The widening web of politics
Technology destroyed the powerful hold that Abdullah’s Barisan Nasional had over Malaysia, writes Rahul Sharma.Updated: Apr 02, 2008 17:12 IST
Malaysia’s political landscape was hit hard from cyberspace last week when a blogger entered Parliament after winning in elections that saw the ruling coalition lose its two-thirds majority in the House.
In a country where the mainstream media largely supported the government, Jeff Ooi — a former advertising copywriter — used his political blog to win a seat on an Opposition ticket. He was not the only blogger in the fray.
Elizabeth Wong, a social activist and blogger, won a state assembly election. Badrul Hisham Shahrin, who ran for Parliament, lost to Prime Minister Abdullah Ahmad Badawi’s son-in-law after four recounts. He was contesting from a rural area where not many could read his blogs.
The southeast Asian country is still reeling under the latest political shock, after the Internet played a key role in shaping political thought and generated an anti-government wave days before millions set out to vote.
Technology destroyed the powerful hold that Abdullah’s Barisan Nasional had over Malaysia, where sex scandals and videos of ministers frolicking with their girlfriends have been posted on YouTube, much to their embarrassment.
Technology is becoming a huge part of campaigns. In the Philippines, SMS bursts can bring tens of thousands of people to the streets. And the Malaysian elections show that in countries where the media are controlled, people and the Opposition now have an alternative where they can campaign, discuss and collect money for their cause. In several countries across Asia, the Internet has politically empowered people, a phenomenon that is only going to spread as the cyberspace expands.

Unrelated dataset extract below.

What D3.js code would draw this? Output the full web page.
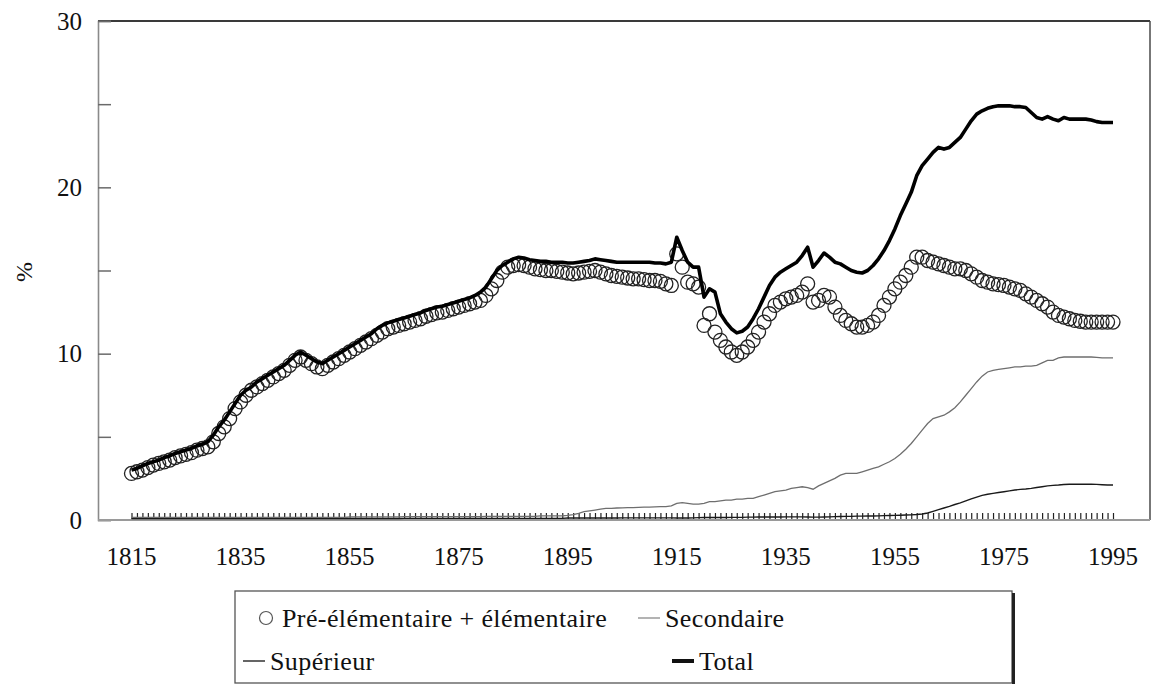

So when Ooi (www.jeffooi.com) went on his walkabouts while campaigning, all he heard was a call for change. He told an online magazine that eye contact with potential voters helped online donations for his campaign. On her blog (elizabethwong.wordpress.com), Wong spoke of a new dawn in her state, Selangor. “We need your help and inputs. We need honest, committed residents to fill in the blanks and vacancies… We have to deliver,” she wrote
after winning the assembly seat.
We too are getting into an election year. Will we see bloggers winning Parliament and assembly seats in India over the next several polls when we vote in state and general elections? Maybe not, largely because the Internet is still an urban phenomenon and most of India lives in villages where large chunks have no access to computers. In our Hindi and southern heartlands, news still travels through newspapers and not through television. And in a vast country like ours it is probably difficult to identify star political bloggers.
In cities, however, the Internet could shape public opinion with bloggers highlighting issues of concern to people at a local than the national level. But it would still be a baby-steps start, one that would take time to replace the traditional methods of campaigning — blaring loudspeakers, public meetings, hoardings and leaflets that abound in election season.
But the young urban voter — who’s mostly cynical about and disinterested in government and governance — can be targeted by bloggers, as they would appeal to their technologically savvy minds. In Malaysia, only one in five have access to the Internet, according to official data. In India, while the overall penetration is extremely poor, urban pockets score well in terms of computer population. That means the ability to reach out to the young is high and can be exploited by eager bloggers who might want to find their way into politics.